Allora, io penso che questo sia per noi l'ennesimo campanello d'allarme che suona, quello che ci è arrivato dal trevigiano sabato sera e dobbiamo davvero, per rispetto alle vittime e per rispetto a quello che sta soffrendo quella popolazione, imparare a leggere con attenzione i dati e imparare a prendere le decisioni che sono necessarie e che sono essenzialmente di due tipi: la prima, naturalmente, è quella dell'adattamento del territorio, il rafforzamento delle comunità, la messa in sicurezza vera, effettiva e costante anche di zone che pensiamo che non siano sottoposte a rischi imminenti, perché purtroppo la frequenza di eventi atmosferici eccezionali rende ogni zona soggetta a pericoli continui; ma, soprattutto, quello che dobbiamo davvero fare è prendere sul serio la sfida del cambiamento nel modo di produzione dell'energia. Noi dobbiamo drasticamente, in modo molto rapido, in modo graduale, certamente, ma molto rapido, abbandonare l'uso di combustibili fossili, quindi di carbone, petrolio e gas, e passare a fonti rinnovabili di energia e ad efficienza energetica. Per questo obiettivo ci sono in questo decreto misure che vanno nella giusta direzione, ma ancora ci vuole più coraggio e più determinazione per riuscire a fare quella rivoluzione che è l'unica che ci consentirà davvero di affrontare con successo questa sfida. 
Se vogliamo davvero varare una misura che sia a favore della competitività del Paese, allora la misura per la competitività del Paese sta nell'affrontare la sfida dei cambiamenti climatici, per il semplicissimo motivo che intanto attrezziamo le nostre imprese a stare su mercati nuovi, che si aprono e che sono necessari non solo al nostro Paese ma a tutti i Paesi. Consentiamo così alle imprese di sviluppare tecnologie ed una capacità di lavoro su qualcosa che sarà determinante per il futuro. 
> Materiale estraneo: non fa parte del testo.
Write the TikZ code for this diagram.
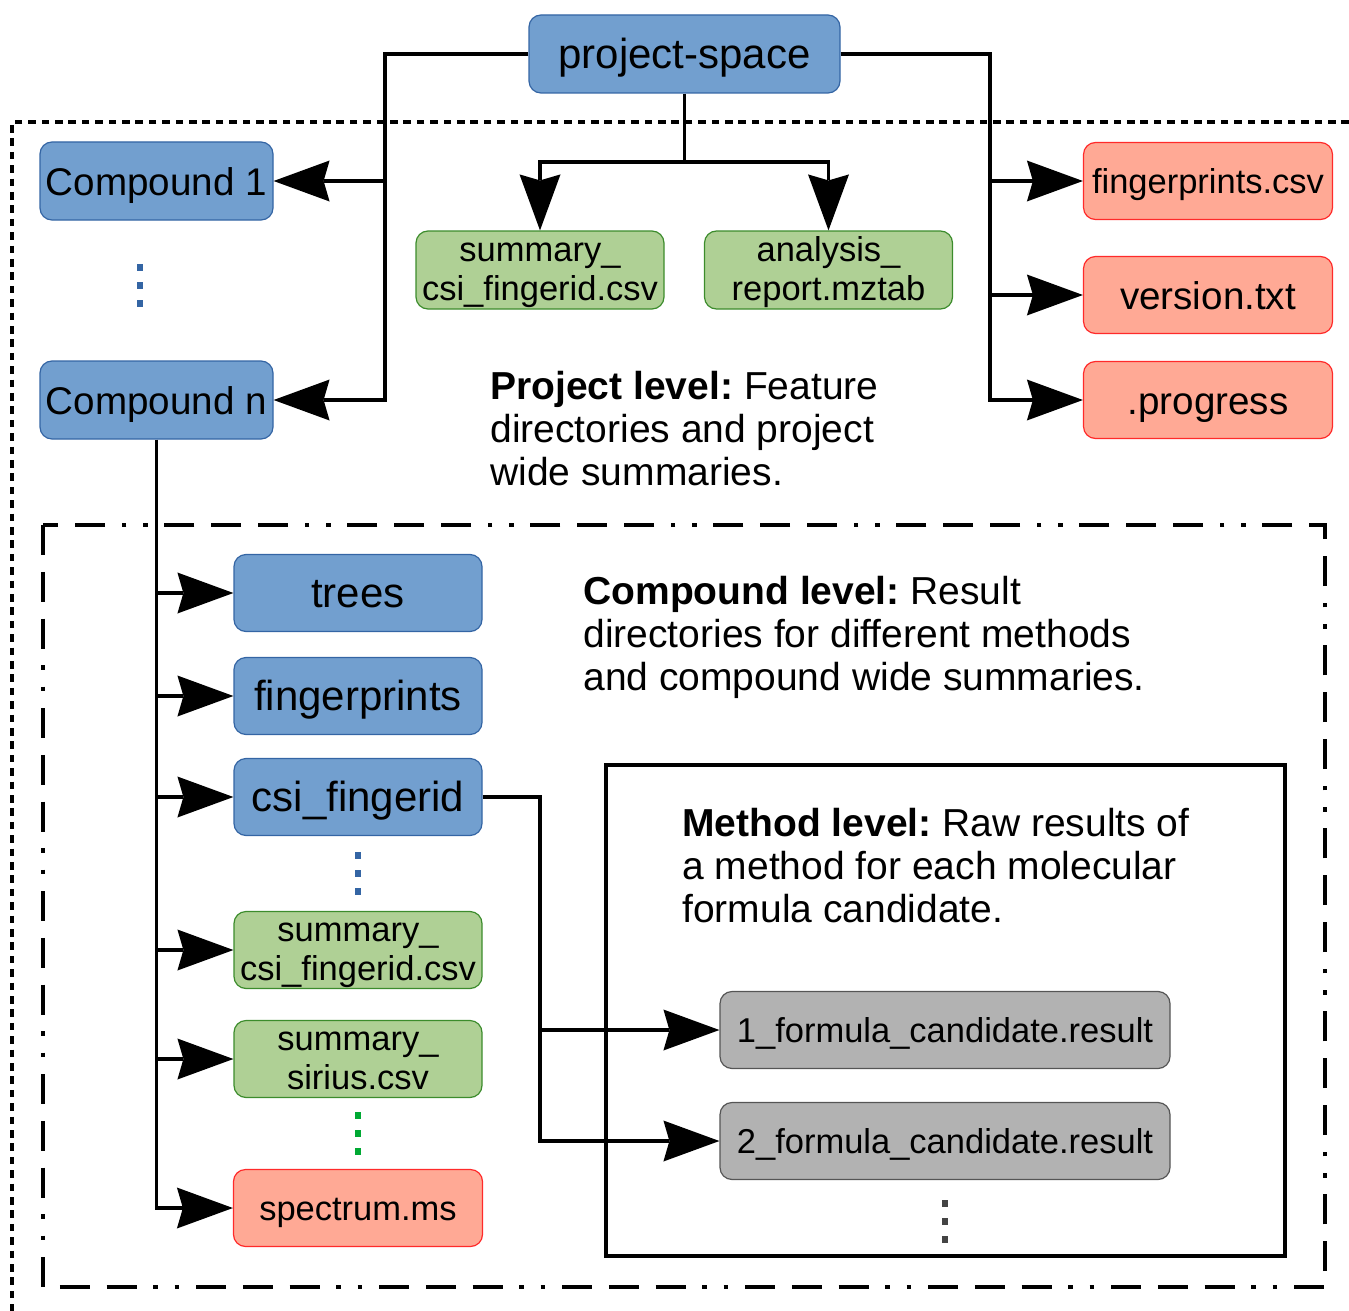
\documentclass[tikz,border=0pt]{standalone}
\usepackage{fontspec}
\setmainfont{Liberation Sans}
\usetikzlibrary{arrows.meta}
\definecolor{bfill}{HTML}{729FCF}
\definecolor{bline}{HTML}{3465A4}
\definecolor{gfill}{HTML}{AFD095}
\definecolor{gline}{HTML}{3C8C2C}
\definecolor{rfill}{HTML}{FFA995}
\definecolor{rline}{HTML}{FF2A2A}
\definecolor{kfill}{HTML}{B2B2B2}
\definecolor{kline}{HTML}{555555}
\definecolor{gdot}{HTML}{00A933}
\newcommand\FsBig{\fontsize{21}{25}\selectfont}
\newcommand\FsMid{\fontsize{19.3}{23}\selectfont}
\newcommand\FsSmall{\fontsize{17.25}{19.5}\selectfont}
\newcommand\FsDesc{\fontsize{19.5}{21.5}\selectfont}
\frenchspacing
\begin{document}
\begin{tikzpicture}[x=0.5pt,y=-0.5pt,
  box/.style={draw, rounded corners=6pt, line width=0.6pt, inner sep=0pt, align=center, minimum width=124pt, minimum height=38.5pt},
  bluebox/.style={box, fill=bfill, draw=bline},
  greenbox/.style={box, fill=gfill, draw=gline},
  redbox/.style={box, fill=rfill, draw=rline, minimum width=124.5pt},
  greybox/.style={box, fill=kfill, draw=kline, minimum width=225pt},
  big/.style={font=\FsBig, text height=14.6pt, text depth=0pt},
  mid/.style={font=\FsMid, text height=14pt, text depth=0pt},
  small/.style={font=\FsSmall, text height=12.4pt, text depth=0pt},
  twoline/.style={font=\FsSmall, text height=30pt, text depth=0pt},
  conn/.style={line width=1.6pt},
  arr/.style={-{Stealth[length=28pt,width=20.5pt,inset=3pt,line width=0pt]}},
  desc/.style={font=\FsDesc, align=left, anchor=base west, inner sep=0pt},
  dots/.style={line width=3pt, dash pattern=on 3.5pt off 5.5pt},
]
\useasboundingbox (0,0) rectangle (1349,1311);
% level frames
\draw[line width=1.65pt, dash pattern=on 3.8pt off 2.9pt] (1349,122) -- (12,122) -- (12,1311);
\draw[line width=2pt, dash pattern=on 15pt off 8.4pt on 15pt off 8.4pt on 15pt off 8.4pt on 2.25pt off 8.4pt on 2.25pt off 8.4pt] (43,525) rectangle (1325,1287);
\draw[line width=2pt] (606,765) rectangle (1285,1256);
% nodes
\node[bluebox, big, minimum width=155.5pt, minimum height=39pt] (ps) at (684.5,54) {project-space};
\node[bluebox, mid, minimum width=116.5pt, minimum height=39pt] (c1) at (156.5,181) {Compound 1};
\node[bluebox, mid, minimum width=116.5pt, minimum height=39pt] (cn) at (156.5,400) {Compound n};
\node[greenbox, twoline, minimum height=39pt] (sumtop) at (540,270) {summary\_\\csi\_fingerid.csv};
\node[greenbox, twoline, minimum height=39pt] (anal) at (828.5,270) {analysis\_\\report.mztab};
\node[redbox, small] (fcsv) at (1208,181) {fingerprints.csv};
\node[redbox, mid] (ver) at (1208,295) {version.txt};
\node[redbox, mid] (prog) at (1208,400) {.progress};
\node[bluebox, big] (trees) at (358,593) {trees};
\node[bluebox, big] (fp) at (358,696) {fingerprints};
\node[bluebox, big] (csi) at (358,797) {csi\_fingerid};
\node[greenbox, twoline] (sumcsi) at (358,950) {summary\_\\csi\_fingerid.csv};
\node[greenbox, twoline] (sumsir) at (358,1059) {summary\_\\sirius.csv};
\node[redbox, small] (spec) at (358,1208) {spectrum.ms};
\node[greybox, small] (f1) at (945,1030) {1\_formula\_candidate.result};
\node[greybox, small] (f2) at (945,1141) {2\_formula\_candidate.result};
% descriptions
\node[desc] (plev) at (490,485) {\textbf{Project level:} Feature\\directories and project\\wide summaries.};
\node[desc] (clev) at (583,690) {\textbf{Compound level:} Result\\directories for different methods\\and compound wide summaries.};
\node[desc] (mlev) at (682,922) {\textbf{Method level:} Raw results of\\a method for each molecular\\formula candidate.};
% continuation dots
\draw[dots, bline] (140,264) -- (140,307);
\draw[dots, bline] (358,852) -- (358,895);
\draw[dots, gdot] (358,1112) -- (358,1155);
\draw[dots, kline!80!black] (945,1200) -- (945,1243);
% connectors
\coordinate (lbus) at (385,0);
\draw[conn,arr] (ps.west) -| (lbus |- cn) -- (cn.east);
\draw[conn,arr] (lbus |- c1) -- (c1.east);
\coordinate (rbus) at (990,0);
\draw[conn,arr] (ps.east) -| (rbus |- prog) -- (prog.west);
\draw[conn,arr] (rbus |- fcsv) -- (fcsv.west);
\draw[conn,arr] (rbus |- ver) -- (ver.west);
\coordinate (bbus) at (684.5,162);
\draw[conn] (ps.south) -- (bbus);
\draw[conn,arr] (bbus) -| (sumtop.north);
\draw[conn,arr] (bbus) -| (anal.north);
\draw[conn,arr] (cn.south) |- (spec.west);
\foreach \n in {trees,fp,csi,sumcsi,sumsir}
  \draw[conn,arr] (cn.south |- \n.west) -- (\n.west);
\coordinate (cbus) at (540,0);
\draw[conn,arr] (csi.east) -| (cbus |- f2) -- (f2.west);
\draw[conn,arr] (cbus |- f1) -- (f1.west);
\end{tikzpicture}
\end{document}
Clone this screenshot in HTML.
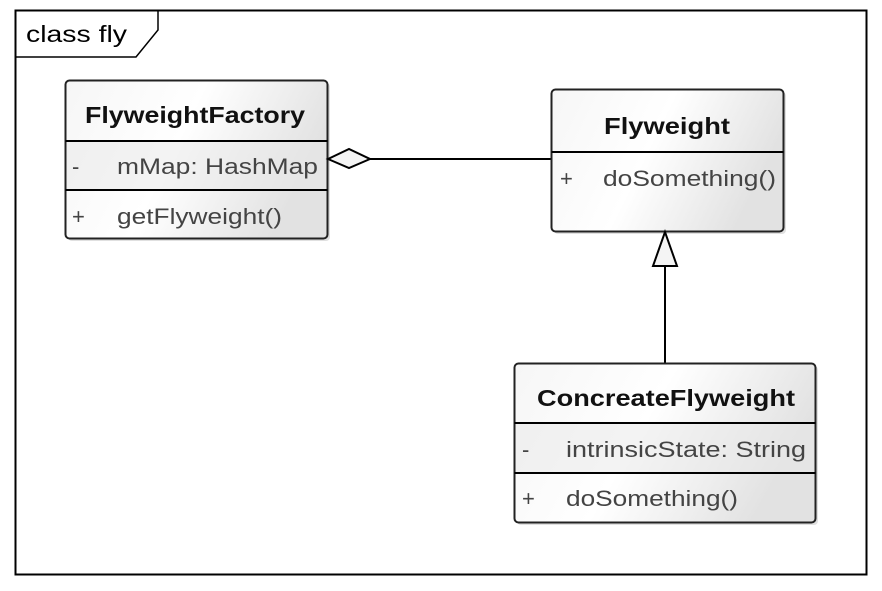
<!DOCTYPE html>
<html><head><style>
body{margin:0;background:#fff;}
</style></head><body>
<svg width="882" height="586" xmlns="http://www.w3.org/2000/svg" font-family="Liberation Sans, Arial, sans-serif">
<defs>
<linearGradient id="g" x1="0" y1="0" x2="1" y2="0.3">
<stop offset="0" stop-color="#f6f6f6"/><stop offset="0.5" stop-color="#ffffff"/><stop offset="1" stop-color="#e2e2e2"/>
</linearGradient>
</defs>
<rect width="882" height="586" fill="#fff"/>
<rect x="15.5" y="10.5" width="851" height="564" fill="none" stroke="#000" stroke-width="2"/>
<polyline points="15.5,57 136,57 158,30 158,10.5" fill="none" stroke="#000" stroke-width="1.5"/>
<text x="26" y="42" font-size="23" fill="#000" textLength="101" lengthAdjust="spacingAndGlyphs">class fly</text>

<!-- FlyweightFactory -->
<rect x="68" y="83" width="262" height="158" rx="4" fill="#ccc" opacity="0.6"/>
<rect x="65.5" y="80.5" width="262" height="158" rx="4" fill="url(#g)" stroke="#222" stroke-width="2"/>
<rect x="66.5" y="142" width="260" height="48" fill="#e8e8e8" opacity="0.5"/>
<line x1="65.5" y1="141" x2="327.5" y2="141" stroke="#000" stroke-width="2"/>
<line x1="65.5" y1="190" x2="327.5" y2="190" stroke="#000" stroke-width="2"/>
<text x="85" y="123" font-size="23" font-weight="bold" fill="#111" textLength="220" lengthAdjust="spacingAndGlyphs">FlyweightFactory</text>
<text x="72" y="174" font-size="22" fill="#444">-</text>
<text x="117" y="174" font-size="22" fill="#444" textLength="201" lengthAdjust="spacingAndGlyphs">mMap: HashMap</text>
<text x="72" y="224" font-size="22" fill="#444">+</text>
<text x="117" y="224" font-size="22" fill="#444" textLength="165" lengthAdjust="spacingAndGlyphs">getFlyweight()</text>

<!-- aggregation -->
<line x1="370" y1="159" x2="551" y2="159" stroke="#000" stroke-width="2"/>
<polygon points="328,159 349,149 370,159 349,168" fill="#f4f4f4" stroke="#000" stroke-width="2"/>

<!-- Flyweight -->
<rect x="554" y="92" width="232" height="142" rx="4" fill="#ccc" opacity="0.6"/>
<rect x="551.5" y="89.5" width="232" height="142" rx="4" fill="url(#g)" stroke="#222" stroke-width="2"/>
<line x1="551.5" y1="152" x2="783.5" y2="152" stroke="#000" stroke-width="2"/>
<text x="604" y="134" font-size="23" font-weight="bold" fill="#111" textLength="126" lengthAdjust="spacingAndGlyphs">Flyweight</text>
<text x="560" y="186" font-size="22" fill="#444">+</text>
<text x="603" y="186" font-size="22" fill="#444" textLength="173" lengthAdjust="spacingAndGlyphs">doSomething()</text>

<!-- generalization -->
<line x1="665" y1="266" x2="665" y2="363" stroke="#000" stroke-width="2"/>
<polygon points="665,232 653,266 677,266" fill="#f4f4f4" stroke="#000" stroke-width="2"/>

<!-- ConcreateFlyweight -->
<rect x="517" y="366" width="301" height="159" rx="4" fill="#ccc" opacity="0.6"/>
<rect x="514.5" y="363.5" width="301" height="159" rx="4" fill="url(#g)" stroke="#222" stroke-width="2"/>
<rect x="515.5" y="424" width="299" height="49" fill="#e8e8e8" opacity="0.5"/>
<line x1="514.5" y1="423" x2="815.5" y2="423" stroke="#000" stroke-width="2"/>
<line x1="514.5" y1="473" x2="815.5" y2="473" stroke="#000" stroke-width="2"/>
<text x="537" y="406" font-size="23" font-weight="bold" fill="#111" textLength="258" lengthAdjust="spacingAndGlyphs">ConcreateFlyweight</text>
<text x="522" y="457" font-size="22" fill="#444">-</text>
<text x="566" y="457" font-size="22" fill="#444" textLength="240" lengthAdjust="spacingAndGlyphs">intrinsicState: String</text>
<text x="522" y="506" font-size="22" fill="#444">+</text>
<text x="566" y="506" font-size="22" fill="#444" textLength="172" lengthAdjust="spacingAndGlyphs">doSomething()</text>
</svg>
</body></html>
E poi una considerazione veramente banale: non è immaginabile che nessuna impresa possa prosperare in un terreno che è soggetto a bombe d'acqua e devastazioni, come quella che abbiamo vissuto sabato, e sappiamo perfettamente che il modo per evitare queste catastrofi è alla nostra portata: è fatto di attenzione all'ambiente, è fatto di manutenzione del territorio, ma è fatto soprattutto di un cambiamento radicale del modo di produrre energia ed è fatto anche di un impegno che l'Italia, tanto più nel semestre di presidenza europea, deve assumere con decisione di guidare il percorso negli accordi internazionali globali per arrivare ad una riduzione globale delle emissioni di CO2, arrivare a quell'accordo vincolante che doveva essere raggiunto a Parigi nel 2015, che ci consentirà finalmente di riportare il nostro pianeta su una soglia che è di sicurezza, non per il pianeta Terra, che evidentemente continuerà ad esserci sia inondato o senza ghiacciai, con desertificazione, con bombe di calore, con eventi atmosferici estremi o meno, ma una situazione di sicurezza per noi che in questo pianeta viviamo e per le generazioni future.